We are seating people every other seat and every other row. And we are only allowing one third of the audience in and the actors wear masks when they’re not performing. And we have staged things so that there isn’t close contact between characters. 

We will be broadcasting a radio play called Her Tennessee Waltz. And the actors are seated at three long tables six feet away from each other. When they’re not performing, they sit in the audience apart from each other, wearing masks.

What are your feelings about this past year and reopening?

Well personally, I don’t like Zoom. I don’t like the digital world. I learned a long time ago that there’s radiation from these things, and they’re bad for your eyes. Remember that Rome built fabulous plumbing, but they had lead in their pipes. And many, many people died of lead poisoning. And it was one of the factors in the downfall of Rome. So, to me, it cannot take the place of live performances and I can’t wait to open our doors to real people.

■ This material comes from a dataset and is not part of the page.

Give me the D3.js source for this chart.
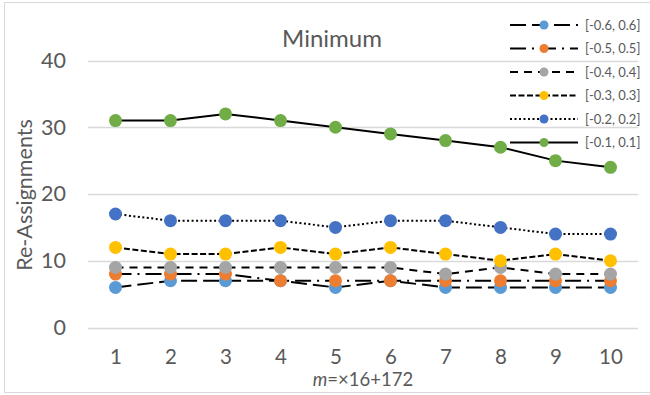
<!DOCTYPE html>
<html><head><meta charset="utf-8">
<script src="https://cdn.jsdelivr.net/npm/d3@7"></script>
<style>body{margin:0;background:#fff}svg{display:block}text{font-family:Lato,"Open Sans",sans-serif}</style>
</head><body>
<svg id="c" width="650" height="395"></svg>
<script>
const categories = [1,2,3,4,5,6,7,8,9,10];
const seriesNames = ["[-0.6, 0.6]","[-0.5, 0.5]","[-0.4, 0.4]","[-0.3, 0.3]","[-0.2, 0.2]","[-0.1, 0.1]"];
const s06 = [6,7,7,7,6,7,6,6,6,6];
const s05 = [8,8,8,7,7,7,7,7,7,7];
const s04 = [9,9,9,9,9,9,8,9,8,8];
const s03 = [12,11,11,12,11,12,11,10,11,10];
const s02 = [17,16,16,16,15,16,16,15,14,14];
const s01 = [31,31,32,31,30,29,28,27,25,24];
const yTicks = [0,10,20,30,40];
const colors = ["#5b9bd5","#ed7d31","#a5a5a5","#ffc000","#4472c4","#70ad47"];
const dashes = ["16,6","16,6,2,6","8,6","6,2.5","2,2.5",null];
const allSeries = [s06,s05,s04,s03,s02,s01];

const svg = d3.select("#c");
// chart border
svg.append("rect").attr("x",4.5).attr("y",2.5).attr("width",648).attr("height",390)
  .attr("fill","none").attr("stroke","#d9d9d9").attr("stroke-width",1);

const x = d3.scalePoint().domain(categories).range([88,638]).padding(0.5);
const y = d3.scaleLinear().domain([0,40]).range([327.5,60.5]);

// gridlines
svg.append("g").selectAll("line").data(yTicks).join("line")
  .attr("x1",88).attr("x2",638).attr("y1",d=>Math.round(y(d))+0.5).attr("y2",d=>Math.round(y(d))+0.5)
  .attr("stroke","#d9d9d9").attr("stroke-width",1.3);

// y axis labels
const yAxis = d3.axisLeft(y).tickValues(yTicks).tickSize(0).tickPadding(22);
const gy = svg.append("g").attr("transform","translate(88,0)").call(yAxis);
gy.select(".domain").remove();
gy.selectAll("text").attr("font-size","21.5px").attr("fill","#595959").attr("font-family","Lato");

// x axis labels
const xAxis = d3.axisBottom(x).tickSize(0).tickPadding(21.5);
const gx = svg.append("g").attr("transform","translate(0,327.5)").call(xAxis);
gx.select(".domain").remove();
gx.selectAll("text").attr("font-size","20.5px").attr("fill","#595959").attr("font-family","Lato");

// title
svg.append("text").attr("x",332).attr("y",46.5).attr("text-anchor","middle")
  .attr("font-size","24px").attr("fill","#595959").text("Minimum");

// axis titles
svg.append("text").attr("transform","translate(32,195) rotate(-90)").attr("text-anchor","middle")
  .attr("font-size","21.5px").attr("fill","#595959").text("Re-Assignments");
const xt = svg.append("text").attr("x",363).attr("y",386).attr("text-anchor","middle")
  .attr("font-size","18.5px").attr("fill","#595959");
xt.append("tspan").attr("font-style","italic").text("m");
xt.append("tspan").text("=×16+172");

// series
const line = d3.line().x((d,i)=>x(categories[i])).y(d=>y(d));
allSeries.forEach((vals,k)=>{
  const g = svg.append("g");
  g.append("path").datum(vals).attr("d",line).attr("fill","none")
    .attr("stroke","#000").attr("stroke-width",2)
    .attr("stroke-dasharray",dashes[k]);
  g.selectAll("circle").data(vals).join("circle")
    .attr("cx",(d,i)=>x(categories[i])).attr("cy",d=>y(d)).attr("r",6.5)
    .attr("fill",colors[k]);
});

// legend
const lg = svg.append("g");
seriesNames.forEach((name,k)=>{
  const yy = 25 + k*23.5;
  lg.append("line").attr("x1",510).attr("x2",578).attr("y1",yy).attr("y2",yy)
    .attr("stroke","#000").attr("stroke-width",2).attr("stroke-dasharray",dashes[k]);
  lg.append("circle").attr("cx",544).attr("cy",yy).attr("r",4.5).attr("fill",colors[k]);
  lg.append("text").attr("x",585).attr("y",yy).attr("dy","0.35em")
    .attr("font-size","13px").attr("fill","#595959").text(name);
});
</script>
</body></html>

Are you running purely off donations right now?

We’re $65,000 in debt from SBA loans. Maybe one day they will be forgiven. Still, it’s money going out, not money coming in. We are struggling. We are constantly struggling and hoping and praying.

What are the SBA loans going toward?

The SBA loans are going to pay our staff so that we don’t fire them. We have about a seven-person staff, four of whom are in the theater every day. And in addition, we have maintenance, and we are constantly having to deal with a building, and it’s in constant need of repair. We got a loan of $65,000 and they forgave $10,000. We owe $55,000 to SBA.

How was your financial situation?

Theater for the New City never had any money. And we know how to survive on very little. We know how to produce with very little. Why? because theater is a necessity, and art is a necessity in the lives of human beings.